Ms. Lari was born in Punjab Province in Pakistan in 1942. She was encouraged to become an architect by her father, who was a public officer in charge of city development. She studied architecture at the Oxford School of Architecture (now Oxford Brookes University). After returning to Pakistan, she founded an architectural office in 1964 as the nation’s first woman architect. She not only worked on contemporary architectural projects in the private housing and commercial sectors, but also tackled the challenges of improving the living conditions of the slum inhabitants and illegal residents, and designing low-cost housing. In 1969, she was elected a member of the Royal Institute of British Architects. Later she became the President of the Institute of Architects, and then the first Chairperson of the Pakistan Council of Architects and Town Planners, and has had a great influence on contemporary architecture and city development in Pakistan. Meanwhile she designed the Finance and Trade Centre (1989) and the Pakistan State Oil House (1991) in Karachi, and her work was included in 20th Century World Architecture (2012, Phaidon Press, UK).
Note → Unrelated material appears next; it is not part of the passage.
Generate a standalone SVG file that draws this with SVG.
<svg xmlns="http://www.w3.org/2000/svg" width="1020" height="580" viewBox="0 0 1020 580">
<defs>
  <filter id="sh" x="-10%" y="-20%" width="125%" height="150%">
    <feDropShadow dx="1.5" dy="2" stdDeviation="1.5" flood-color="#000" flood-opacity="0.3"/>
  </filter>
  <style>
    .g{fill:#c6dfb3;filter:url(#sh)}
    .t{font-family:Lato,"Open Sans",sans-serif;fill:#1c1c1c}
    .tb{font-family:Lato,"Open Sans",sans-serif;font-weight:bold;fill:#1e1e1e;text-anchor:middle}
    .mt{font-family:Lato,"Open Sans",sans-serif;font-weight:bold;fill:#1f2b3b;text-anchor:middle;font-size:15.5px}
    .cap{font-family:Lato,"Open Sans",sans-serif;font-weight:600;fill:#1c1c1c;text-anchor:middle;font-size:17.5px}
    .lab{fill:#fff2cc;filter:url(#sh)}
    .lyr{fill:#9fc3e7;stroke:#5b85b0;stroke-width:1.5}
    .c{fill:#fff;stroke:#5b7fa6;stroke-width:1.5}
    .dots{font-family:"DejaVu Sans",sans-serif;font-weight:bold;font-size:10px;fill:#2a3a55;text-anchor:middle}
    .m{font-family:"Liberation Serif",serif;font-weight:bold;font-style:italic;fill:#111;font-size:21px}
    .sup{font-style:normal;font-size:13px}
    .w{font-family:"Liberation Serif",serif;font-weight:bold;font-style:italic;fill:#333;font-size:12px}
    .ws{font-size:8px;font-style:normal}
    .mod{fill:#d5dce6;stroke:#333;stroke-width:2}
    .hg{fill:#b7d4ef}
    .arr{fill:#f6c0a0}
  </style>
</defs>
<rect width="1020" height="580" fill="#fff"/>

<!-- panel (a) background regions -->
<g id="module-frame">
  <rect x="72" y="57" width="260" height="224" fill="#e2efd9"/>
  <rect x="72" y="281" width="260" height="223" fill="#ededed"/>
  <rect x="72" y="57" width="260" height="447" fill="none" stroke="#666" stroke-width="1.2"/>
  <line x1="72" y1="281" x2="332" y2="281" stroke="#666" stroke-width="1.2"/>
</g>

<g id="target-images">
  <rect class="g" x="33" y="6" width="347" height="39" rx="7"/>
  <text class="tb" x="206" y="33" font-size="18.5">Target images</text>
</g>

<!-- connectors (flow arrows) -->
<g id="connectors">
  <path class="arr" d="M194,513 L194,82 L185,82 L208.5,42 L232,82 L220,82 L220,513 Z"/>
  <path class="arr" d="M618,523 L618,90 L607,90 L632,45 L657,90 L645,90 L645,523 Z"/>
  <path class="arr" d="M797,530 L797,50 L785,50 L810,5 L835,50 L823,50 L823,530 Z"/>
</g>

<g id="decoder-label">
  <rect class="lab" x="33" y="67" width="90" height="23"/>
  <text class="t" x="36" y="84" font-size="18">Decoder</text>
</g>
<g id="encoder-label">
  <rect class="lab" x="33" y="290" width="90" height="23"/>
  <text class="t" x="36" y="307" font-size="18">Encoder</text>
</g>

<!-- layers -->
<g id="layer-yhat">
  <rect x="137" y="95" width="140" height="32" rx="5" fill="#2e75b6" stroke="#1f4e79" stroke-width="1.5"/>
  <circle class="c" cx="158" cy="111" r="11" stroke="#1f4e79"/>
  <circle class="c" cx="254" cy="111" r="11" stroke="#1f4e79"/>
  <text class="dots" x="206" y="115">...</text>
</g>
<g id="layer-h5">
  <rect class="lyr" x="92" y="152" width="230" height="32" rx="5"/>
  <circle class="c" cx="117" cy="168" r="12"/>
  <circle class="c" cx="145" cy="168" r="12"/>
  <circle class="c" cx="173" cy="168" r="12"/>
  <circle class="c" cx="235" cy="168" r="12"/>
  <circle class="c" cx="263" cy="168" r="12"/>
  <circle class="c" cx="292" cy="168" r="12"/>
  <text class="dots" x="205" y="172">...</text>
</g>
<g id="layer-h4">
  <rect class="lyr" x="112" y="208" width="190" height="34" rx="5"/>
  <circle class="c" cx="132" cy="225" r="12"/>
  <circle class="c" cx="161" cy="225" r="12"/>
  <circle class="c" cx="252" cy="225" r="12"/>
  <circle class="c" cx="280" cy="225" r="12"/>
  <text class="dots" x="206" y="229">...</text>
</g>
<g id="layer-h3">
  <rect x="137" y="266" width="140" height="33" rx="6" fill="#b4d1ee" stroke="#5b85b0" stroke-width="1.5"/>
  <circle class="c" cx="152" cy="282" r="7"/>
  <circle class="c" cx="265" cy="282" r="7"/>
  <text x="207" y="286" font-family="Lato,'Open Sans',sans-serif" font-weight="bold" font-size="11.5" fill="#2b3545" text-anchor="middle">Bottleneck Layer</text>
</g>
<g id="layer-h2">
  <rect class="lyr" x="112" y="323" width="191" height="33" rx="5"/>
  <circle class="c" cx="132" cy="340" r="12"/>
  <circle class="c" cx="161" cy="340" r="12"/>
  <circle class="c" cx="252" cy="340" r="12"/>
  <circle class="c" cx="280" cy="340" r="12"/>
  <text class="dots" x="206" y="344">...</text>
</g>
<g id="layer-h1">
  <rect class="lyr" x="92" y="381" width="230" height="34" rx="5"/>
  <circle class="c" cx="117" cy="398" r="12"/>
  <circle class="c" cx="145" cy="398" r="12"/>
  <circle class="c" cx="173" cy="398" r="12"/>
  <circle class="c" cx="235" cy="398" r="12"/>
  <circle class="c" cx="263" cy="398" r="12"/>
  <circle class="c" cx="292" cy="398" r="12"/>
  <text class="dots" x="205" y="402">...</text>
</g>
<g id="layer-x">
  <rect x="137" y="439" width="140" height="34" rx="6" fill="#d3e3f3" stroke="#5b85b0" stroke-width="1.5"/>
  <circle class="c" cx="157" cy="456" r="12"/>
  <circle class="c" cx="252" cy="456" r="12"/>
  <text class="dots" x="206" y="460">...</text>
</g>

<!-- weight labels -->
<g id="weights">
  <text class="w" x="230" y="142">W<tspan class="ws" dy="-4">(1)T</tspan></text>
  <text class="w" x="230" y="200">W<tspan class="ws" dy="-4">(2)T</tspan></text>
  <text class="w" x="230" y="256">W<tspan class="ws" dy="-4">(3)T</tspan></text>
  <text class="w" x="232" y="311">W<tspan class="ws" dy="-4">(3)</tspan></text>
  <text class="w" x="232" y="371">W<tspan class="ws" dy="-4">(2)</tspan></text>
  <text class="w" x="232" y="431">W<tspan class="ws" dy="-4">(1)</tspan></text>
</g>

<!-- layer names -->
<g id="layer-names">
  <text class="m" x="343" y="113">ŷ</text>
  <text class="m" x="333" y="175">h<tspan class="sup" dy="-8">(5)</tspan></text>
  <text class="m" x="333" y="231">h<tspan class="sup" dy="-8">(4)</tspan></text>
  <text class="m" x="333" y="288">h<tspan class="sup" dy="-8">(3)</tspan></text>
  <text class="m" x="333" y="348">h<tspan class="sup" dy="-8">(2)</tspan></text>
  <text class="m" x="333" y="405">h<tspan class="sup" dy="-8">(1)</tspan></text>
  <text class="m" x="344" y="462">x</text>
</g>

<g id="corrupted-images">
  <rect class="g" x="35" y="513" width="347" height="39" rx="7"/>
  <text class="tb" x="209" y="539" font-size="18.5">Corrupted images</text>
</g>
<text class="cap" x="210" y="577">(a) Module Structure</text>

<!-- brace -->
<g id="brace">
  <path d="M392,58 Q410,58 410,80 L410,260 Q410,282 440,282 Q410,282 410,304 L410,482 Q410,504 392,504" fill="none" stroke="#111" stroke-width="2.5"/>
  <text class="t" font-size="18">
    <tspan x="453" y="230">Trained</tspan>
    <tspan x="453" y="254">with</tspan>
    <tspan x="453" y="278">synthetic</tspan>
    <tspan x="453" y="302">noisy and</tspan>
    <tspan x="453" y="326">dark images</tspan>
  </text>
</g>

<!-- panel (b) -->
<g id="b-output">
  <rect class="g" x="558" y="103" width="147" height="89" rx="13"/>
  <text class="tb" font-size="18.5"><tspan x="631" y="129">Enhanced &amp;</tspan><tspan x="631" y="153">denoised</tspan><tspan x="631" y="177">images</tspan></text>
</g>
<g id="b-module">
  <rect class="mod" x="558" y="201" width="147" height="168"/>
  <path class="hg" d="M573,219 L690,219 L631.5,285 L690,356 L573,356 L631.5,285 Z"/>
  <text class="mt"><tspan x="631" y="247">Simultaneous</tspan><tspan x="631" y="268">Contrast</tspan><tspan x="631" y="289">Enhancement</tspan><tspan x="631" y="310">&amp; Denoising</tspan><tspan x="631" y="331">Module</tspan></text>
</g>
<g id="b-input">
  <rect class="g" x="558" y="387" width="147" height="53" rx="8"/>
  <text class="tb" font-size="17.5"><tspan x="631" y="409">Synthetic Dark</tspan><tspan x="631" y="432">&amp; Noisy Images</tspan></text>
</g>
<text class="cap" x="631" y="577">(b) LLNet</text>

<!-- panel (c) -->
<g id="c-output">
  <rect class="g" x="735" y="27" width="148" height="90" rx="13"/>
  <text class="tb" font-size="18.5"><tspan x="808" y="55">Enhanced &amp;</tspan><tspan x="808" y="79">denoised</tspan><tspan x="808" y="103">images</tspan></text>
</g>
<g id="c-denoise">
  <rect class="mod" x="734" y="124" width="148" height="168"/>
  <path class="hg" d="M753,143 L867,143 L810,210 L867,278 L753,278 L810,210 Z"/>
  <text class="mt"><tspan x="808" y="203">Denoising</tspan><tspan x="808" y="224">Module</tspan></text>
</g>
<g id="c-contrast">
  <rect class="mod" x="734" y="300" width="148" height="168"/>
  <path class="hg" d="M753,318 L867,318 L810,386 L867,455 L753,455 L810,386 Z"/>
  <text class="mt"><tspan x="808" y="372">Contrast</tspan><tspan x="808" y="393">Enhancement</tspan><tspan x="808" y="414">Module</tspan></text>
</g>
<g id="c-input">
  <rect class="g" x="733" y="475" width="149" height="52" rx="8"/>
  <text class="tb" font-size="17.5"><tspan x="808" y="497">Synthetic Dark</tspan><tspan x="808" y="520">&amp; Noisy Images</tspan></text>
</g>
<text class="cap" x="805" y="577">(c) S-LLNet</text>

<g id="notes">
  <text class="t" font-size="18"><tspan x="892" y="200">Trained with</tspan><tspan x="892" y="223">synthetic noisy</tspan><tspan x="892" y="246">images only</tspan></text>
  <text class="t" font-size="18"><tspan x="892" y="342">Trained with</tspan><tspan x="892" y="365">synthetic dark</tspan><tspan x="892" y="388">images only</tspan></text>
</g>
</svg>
Since establishing the Heritage Foundation of Pakistan in 1980, Ms. Lari has protected many historical buildings and places of cultural significance in the country. In 1994, the Sindh Cultural Heritage Preservation Act was enacted, and she helped in the selection of 600 historical buildings for preservation as part of Pakistan’s cultural heritage. She has written a number of books on the development of Karachi and its construction history, by which she has given enormous support to the rediscovery and re-evaluation of Pakistan’s cultural inheritance, and its preservation.
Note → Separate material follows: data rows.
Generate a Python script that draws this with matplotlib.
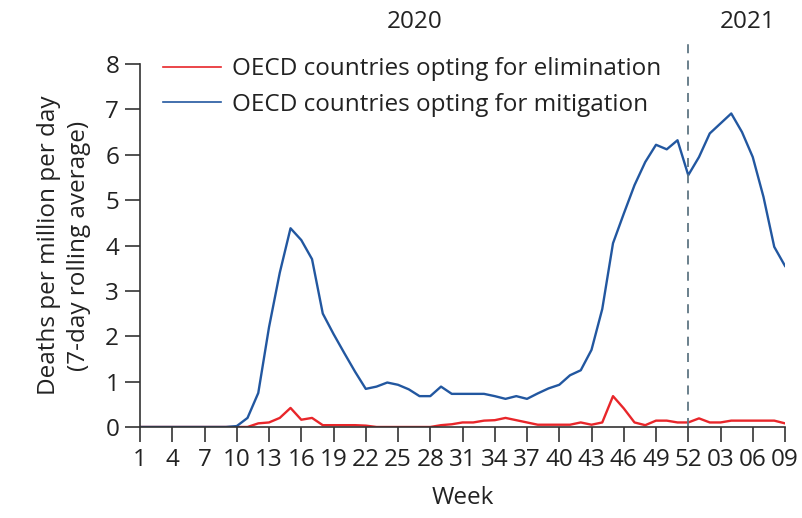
import matplotlib
matplotlib.use("Agg")
import matplotlib.pyplot as plt

plt.rcParams['font.family'] = ['Open Sans', 'DejaVu Sans']

weeks = list(range(1, 62))
tick_positions = list(range(1, 62, 3))
tick_labels = ['1', '4', '7', '10', '13', '16', '19', '22', '25', '28', '31', '34',
               '37', '40', '43', '46', '49', '52', '03', '06', '09']

mitigation = [0, 0, 0, 0, 0, 0, 0, 0, 0, 0.02, 0.2, 0.75, 2.2, 3.4, 4.38, 4.12, 3.7, 2.5,
              2.05, 1.63, 1.22, 0.84, 0.89, 0.98, 0.93, 0.83, 0.68, 0.68, 0.89, 0.73,
              0.73, 0.73, 0.73, 0.68, 0.62, 0.68, 0.62, 0.74, 0.85, 0.93, 1.14, 1.25,
              1.7, 2.6, 4.05, 4.7, 5.33, 5.84, 6.22, 6.12, 6.32, 5.55, 5.95, 6.47,
              6.69, 6.91, 6.5, 5.95, 5.07, 3.97, 3.55]
elimination = [0, 0, 0, 0, 0, 0, 0, 0, 0, 0, 0, 0.08, 0.1, 0.2, 0.42, 0.16, 0.2, 0.04,
               0.04, 0.04, 0.04, 0.03, 0, 0, 0, 0, 0, 0, 0.04, 0.06,
               0.1, 0.1, 0.14, 0.15, 0.2, 0.15, 0.1, 0.05, 0.05, 0.05, 0.05, 0.1,
               0.05, 0.1, 0.68, 0.41, 0.1, 0.04, 0.14, 0.14, 0.1, 0.1, 0.19, 0.1,
               0.1, 0.14, 0.14, 0.14, 0.14, 0.14, 0.08]

year_labels = ['2020', '2021']
year_positions = [26.5, 57.5]
year_break = 52

FS = 17.5

fig = plt.figure(figsize=(8.02, 5.18), dpi=100)
ax = fig.add_axes([0.1746, 0.1757, 0.8042, 0.7007])

ax.plot(weeks, elimination, color='#e8262a', lw=1.7, label='OECD countries opting for elimination')
ax.plot(weeks, mitigation, color='#2257a0', lw=1.7, label='OECD countries opting for mitigation')
ax.axvline(year_break, ymin=0, ymax=1.066, color='#5f7683', lw=1.3, ls=(0, (5, 4)), clip_on=False)

ax.set_xlim(1, 61)
ax.set_ylim(0, 8)
ax.set_xticks(tick_positions)
ax.set_xticklabels(tick_labels)
ax.set_yticks(range(0, 9))
for s in ['top', 'right']:
    ax.spines[s].set_visible(False)
for s in ['left', 'bottom']:
    ax.spines[s].set_color('#333333')
    ax.spines[s].set_linewidth(1.2)
ax.tick_params(axis='both', colors='#333333', labelcolor='#222222', labelsize=FS,
               length=11, width=1.2, direction='out')
ax.tick_params(axis='x', pad=4)
ax.tick_params(axis='y', pad=4)

ax.set_xlabel('Week', fontsize=FS, color='#222222', labelpad=10)
ax.set_ylabel('Deaths per million per day\n(7-day rolling average)', fontsize=FS,
              color='#222222', labelpad=10, linespacing=1.35)

for lab, pos in zip(year_labels, year_positions):
    ax.text(pos, 1.115, lab, transform=ax.get_xaxis_transform(), ha='center', va='center',
            fontsize=FS, color='#222222')

leg = ax.legend(loc='upper left', bbox_to_anchor=(0.02, 1.045), frameon=False, fontsize=FS,
                handlelength=2.4, handletextpad=0.45, labelspacing=0.47, borderaxespad=0)
for t in leg.get_texts():
    t.set_color('#222222')
for h in leg.legend_handles:
    h.set_linewidth(1.2)

fig.savefig('out.png', dpi=100)
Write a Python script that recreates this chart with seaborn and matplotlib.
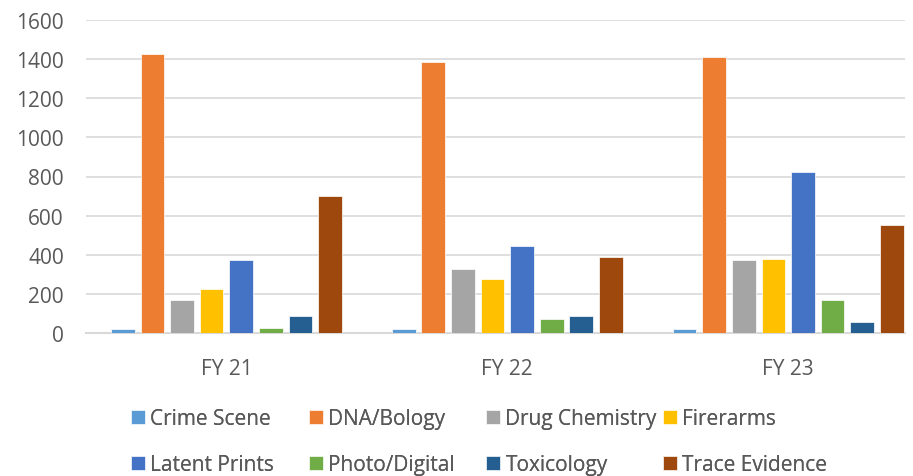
import matplotlib
matplotlib.use("Agg")
import matplotlib.pyplot as plt
import pandas as pd
import seaborn as sns

# datos
anios = ["FY 21", "FY 22", "FY 23"]
secciones = ["Crime Scene", "DNA/Bology", "Drug Chemistry", "Firerarms",
             "Latent Prints", "Photo/Digital", "Toxicology", "Trace Evidence"]
crime_scene = [18, 19, 22]
dna = [1426, 1385, 1412]
drug = [170, 326, 373]
firearms = [223, 274, 376]
latent = [373, 447, 824]
photo = [24, 72, 167]
toxicology = [88, 89, 56]
trace = [700, 390, 551]

colores = ["#5B9BD5", "#ED7D31", "#A5A5A5", "#FFC000",
           "#4472C4", "#70AD47", "#255E91", "#9E480E"]

series = [crime_scene, dna, drug, firearms, latent, photo, toxicology, trace]
filas = []
for nombre, valores in zip(secciones, series):
    for anio, v in zip(anios, valores):
        filas.append({"anio": anio, "seccion": nombre, "valor": v})
df = pd.DataFrame(filas)

sns.set_style("white")
plt.rcParams["font.family"] = ["Open Sans", "DejaVu Sans"]

fig = plt.figure(figsize=(9.13, 4.77), dpi=100)
ax = fig.add_axes([86 / 913, 1 - 334 / 477, 819 / 913, 313 / 477])

sns.barplot(data=df, x="anio", y="valor", hue="seccion", order=anios,
            hue_order=secciones, palette=colores, saturation=1,
            width=0.843, gap=0.2, edgecolor="white", linewidth=0.5,
            ax=ax, zorder=3, legend=True)

ax.set_ylim(0, 1600)
ax.set_yticks(range(0, 1601, 200))
ax.set_xlim(-0.5, 2.416)
ax.grid(axis="y", color="#D9D9D9", linewidth=1.2, zorder=0)
ax.set_axisbelow(True)
for s in ["top", "right", "left"]:
    ax.spines[s].set_visible(False)
ax.spines["bottom"].set_color("#D9D9D9")
ax.spines["bottom"].set_linewidth(1.5)
ax.tick_params(axis="both", length=0, labelsize=15, colors="#595959")
ax.tick_params(axis="x", pad=18)
ax.tick_params(axis="y", pad=16)
ax.set_xlabel("")
ax.set_ylabel("")

# leyenda: cuatro columnas de ancho fijo, dos filas
handles, labels = ax.get_legend_handles_labels()
ax.get_legend().remove()
columnas_x = [131, 309, 486, 663]
for c, x in enumerate(columnas_x):
    idx = [c, c + 4]
    leg = fig.legend([handles[i] for i in idx], [labels[i] for i in idx],
                     loc="center left", bbox_to_anchor=(x / 913, 1 - 442.5 / 477),
                     frameon=False, fontsize=15, labelcolor="#595959",
                     handlelength=0.68, handleheight=0.68, handletextpad=0.25,
                     labelspacing=1.2, borderpad=0, borderaxespad=0)
    fig.add_artist(leg)

fig.savefig("out.png", dpi=100)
Moreover, after the Great Earthquake in 2005, she began a rehabilitation programme for the victims, and has been involved in humanitarian aid work ever since. The shelters provided by her are made of locally sourced materials like lime and bamboo, and in vernacular method, and are therefore low-emission and easy for the victims themselves to build. At the same time, she has grappled with the problem of poverty among women and children, and has supported capacity-building to promote independence among the socially disadvantaged.
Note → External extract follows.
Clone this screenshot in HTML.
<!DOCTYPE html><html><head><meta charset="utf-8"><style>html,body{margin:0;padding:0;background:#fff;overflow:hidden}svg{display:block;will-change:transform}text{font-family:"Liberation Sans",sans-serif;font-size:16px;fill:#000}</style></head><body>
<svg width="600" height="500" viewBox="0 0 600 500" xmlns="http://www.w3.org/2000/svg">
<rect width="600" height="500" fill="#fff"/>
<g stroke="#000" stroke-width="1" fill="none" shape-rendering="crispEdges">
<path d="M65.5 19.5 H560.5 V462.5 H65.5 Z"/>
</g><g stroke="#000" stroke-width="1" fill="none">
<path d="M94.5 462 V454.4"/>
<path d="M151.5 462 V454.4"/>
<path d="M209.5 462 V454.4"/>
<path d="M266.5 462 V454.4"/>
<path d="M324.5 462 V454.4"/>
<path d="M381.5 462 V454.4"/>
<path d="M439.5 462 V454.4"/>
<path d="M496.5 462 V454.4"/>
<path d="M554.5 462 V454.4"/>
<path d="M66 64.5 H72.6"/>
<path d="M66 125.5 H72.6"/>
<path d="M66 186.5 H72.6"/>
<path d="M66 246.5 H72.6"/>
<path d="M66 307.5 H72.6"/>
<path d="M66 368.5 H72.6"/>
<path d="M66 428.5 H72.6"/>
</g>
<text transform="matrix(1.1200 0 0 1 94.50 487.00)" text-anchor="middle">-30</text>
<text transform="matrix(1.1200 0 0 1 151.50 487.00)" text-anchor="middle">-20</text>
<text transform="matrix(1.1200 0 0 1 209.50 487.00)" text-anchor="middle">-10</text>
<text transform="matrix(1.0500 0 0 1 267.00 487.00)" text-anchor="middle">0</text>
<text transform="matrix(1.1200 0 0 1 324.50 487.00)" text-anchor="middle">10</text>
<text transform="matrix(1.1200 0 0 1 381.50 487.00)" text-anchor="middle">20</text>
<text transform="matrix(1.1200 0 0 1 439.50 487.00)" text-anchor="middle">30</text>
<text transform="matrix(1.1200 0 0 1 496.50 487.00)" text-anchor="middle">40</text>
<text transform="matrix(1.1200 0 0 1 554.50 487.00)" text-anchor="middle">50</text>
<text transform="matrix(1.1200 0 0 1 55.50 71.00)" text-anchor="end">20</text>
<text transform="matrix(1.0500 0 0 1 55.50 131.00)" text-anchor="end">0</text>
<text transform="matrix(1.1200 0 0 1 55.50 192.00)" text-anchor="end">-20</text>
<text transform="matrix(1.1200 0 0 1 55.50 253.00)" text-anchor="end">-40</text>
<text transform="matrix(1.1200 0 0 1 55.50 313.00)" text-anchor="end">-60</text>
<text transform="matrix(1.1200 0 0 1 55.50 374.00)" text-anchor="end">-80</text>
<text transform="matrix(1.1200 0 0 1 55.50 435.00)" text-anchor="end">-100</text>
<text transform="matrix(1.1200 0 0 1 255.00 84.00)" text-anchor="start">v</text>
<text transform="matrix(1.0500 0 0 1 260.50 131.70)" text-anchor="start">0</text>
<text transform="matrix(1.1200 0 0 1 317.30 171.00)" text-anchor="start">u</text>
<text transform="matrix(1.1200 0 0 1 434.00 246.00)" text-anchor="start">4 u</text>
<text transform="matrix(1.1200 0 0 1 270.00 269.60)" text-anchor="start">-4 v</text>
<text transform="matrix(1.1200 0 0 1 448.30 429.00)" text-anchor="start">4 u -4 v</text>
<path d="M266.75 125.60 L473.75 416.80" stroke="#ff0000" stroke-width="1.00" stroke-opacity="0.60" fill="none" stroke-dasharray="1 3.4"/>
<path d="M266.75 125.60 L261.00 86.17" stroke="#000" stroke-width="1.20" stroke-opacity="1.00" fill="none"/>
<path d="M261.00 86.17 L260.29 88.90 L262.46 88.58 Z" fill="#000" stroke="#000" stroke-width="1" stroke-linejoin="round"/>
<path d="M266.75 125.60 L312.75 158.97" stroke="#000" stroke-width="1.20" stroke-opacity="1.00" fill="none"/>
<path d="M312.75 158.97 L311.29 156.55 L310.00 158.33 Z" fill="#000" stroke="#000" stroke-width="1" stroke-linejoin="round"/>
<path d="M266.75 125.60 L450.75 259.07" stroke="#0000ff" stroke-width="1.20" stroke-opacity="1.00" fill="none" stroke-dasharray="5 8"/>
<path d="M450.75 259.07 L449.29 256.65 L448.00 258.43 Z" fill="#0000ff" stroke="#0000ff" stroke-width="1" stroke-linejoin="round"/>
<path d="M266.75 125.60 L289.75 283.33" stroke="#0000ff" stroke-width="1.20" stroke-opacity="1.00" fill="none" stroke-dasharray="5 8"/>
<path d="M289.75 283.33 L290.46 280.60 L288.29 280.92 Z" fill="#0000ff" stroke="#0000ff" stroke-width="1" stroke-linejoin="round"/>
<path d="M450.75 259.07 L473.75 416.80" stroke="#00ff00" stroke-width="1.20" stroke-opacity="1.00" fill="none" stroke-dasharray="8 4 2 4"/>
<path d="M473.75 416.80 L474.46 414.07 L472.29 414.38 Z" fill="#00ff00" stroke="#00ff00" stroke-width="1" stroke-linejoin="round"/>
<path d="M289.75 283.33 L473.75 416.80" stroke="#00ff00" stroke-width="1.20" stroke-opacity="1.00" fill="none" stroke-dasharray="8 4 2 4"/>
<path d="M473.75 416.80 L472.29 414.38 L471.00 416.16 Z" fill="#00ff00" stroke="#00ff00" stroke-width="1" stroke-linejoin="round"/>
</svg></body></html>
Ms. Lari’s efforts have earned high praise across society, and in 2006, she was selected as one of the “60 Women Contributing to the 60 Years of UNESCO”. In 2013, the Heritage Foundation of Pakistan received the “Islamic Development Bank Prize for Women’s Contribution to Development 8th Edition”. She also participated in a number of international conferences such as the UN World Conference on Disaster Risk Reduction, and made a valuable contribution as a panelist to argue the importance not only of construction/development but also of cultural heritage preservation in disaster stricken areas. At the first Chicago Architecture Biennial in 2015, she presented an exhibition on “No-Cost/Low-cost Alternatives for the Dispossessed”, which won international acclaim.
For her contribution to the social advancement of women by becoming the first woman architect in Pakistan, and also for her creative activities in cultural heritage preservation and in promoting a disaster-resistant society, Ms. Yasmeen Lari is a truly worthy recipient of the Arts and Culture Prize of the Fukuoka Prize.